Vicki Wentz: Gracie, look down! It's right there! Look down!
Happy Easter to you all. I wish you peace, love and a basketful of jellybeans! No, I’m not in the bourbon, I’m on Spring break…FINALLY! And, in honor of this wondrous holiday, I began the following poem:
Happy Easter! Happy Spring!
Happy school vacationing!
Far from all those students’ eyes
Rolling, and those heavy sighs,
“We know SO much more than you!”
“Please don’t speak!” and “Get a clue!”
Time to read, and time to sleep,
Time to eat a yellow Peep!
Chocolate bunnies, caramel eggs,
Counting age spots on my legs.
Time to use my Sit-n-Reach,
Time to ponder why I teach…
As you can see, it deteriorated somewhat, and I was a tad concerned about where it would end up, so I decided to write about what I do for Easter, like a good, sane columnist ... not that I’m not a good, sane columnist.
Every year, I go to Huntersville to spend Easter with my daughter, son-in-law, and three perfect grandchildren. (When my son complains that I always go there instead of to Wilmington to see him, I reply that if he’d give me grandchildren, too, I’d be there all the time ... which may explain why he’s still single.)
And, every year, the children hunt for their baskets and eggs in their front yard, as well as at the big neighborhood-sponsored hunt. It is hilarious.
There are three different age groups for these hunts - the toddlers, the 4 to 7-year-olds, and the 8 to 10-year-olds - and luckily they do them one-at-a-time, with about a minute in between.
First are the biggest kids. Charlie is 8 and rarin’ to go at the starting line, looking out across the giant field where the Bunny dropped about 7,000 colored eggs. He had his strategy ready: go for the far away eggs ... okay, it’s not the strategy for the Yalta Conference, but it’s still a strategy.
The horn sounded and off they went. Elbows flew, deliberate tripping was engaged in, and intense language was used ... of course, the children weren’t as bad. Unfortunately, several other kids had the same strategy, which was extremely unfair, in my opinion. But, Charlie ran like the wind and snatched like a pro, and came triumphantly back with 11 plastic eggs filled with prizes. Biggest smile you ever saw. It was a proud, proud moment.
Next, we raced to the 4 to 7-year-old field. Georgie, 6, had decided that his brother’s strategy was pitiful, and planned to hit the eggs closest to him, and hit them hard. When the horn blew, he took only about eight steps to the first egg, and I gotta admit, as the other kids charged past him, Georgie picked up 13 eggs as easily and calmly as picking dandelions. When his basket was full, he simply stopped and came happily over to us. Piece of cake. It was awesome.

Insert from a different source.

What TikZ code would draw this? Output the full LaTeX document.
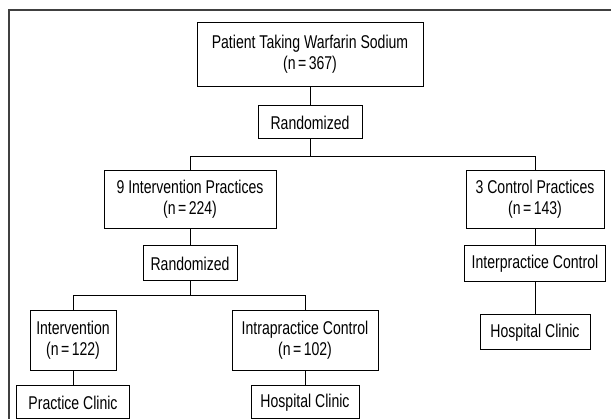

Finally, we all dashed over to the toddler hunt. Gracie, age 2, in a pink sticky-outie dress, white patent-leathers and a giant pink bow, held her basket at the starting line with all the other little ones, the eggs scattered across an area no bigger than half a basketball court.
At age 2, you’re never really clear as to why your parents put you in certain places, and some of them wandered over to the petting “zoo,” which seemed much more promising, but Gracie stood her ground. There was a starting horn, but really, these kids couldn’t have cared less. Some were already wandering around the field, ignoring the eggs completely and really not seeing the point.
Gracie stood grinning at me and her mother, who were jumping around like fools trying to point out an egg right next to her foot, until finally Louise went to her and nudged her into the event. Louise would indicate an egg, and Gracie was happy to oblige by putting it in her basket, but after three of those, she sat down. It was obvious that she had gotten all she could out of picking up eggs. Whatever, let’s open these babies up!
And, on their own, her big brothers went together and sat down with her, and helped her pry each one open. When a little plastic mermaid popped out, they ooh-ed and aaah-ed over it with her, and if one of their own eggs had something in it they weren’t fond of, they’d give it to her.
And, for a few minutes, the three of them - my beautiful, perfect grandchildren - sat there in that sun-filled field, oblivious to the chaos around them, and took care of business as brothers and sister. Yes, I cried. So, I guess it wasn’t ALL hilarious.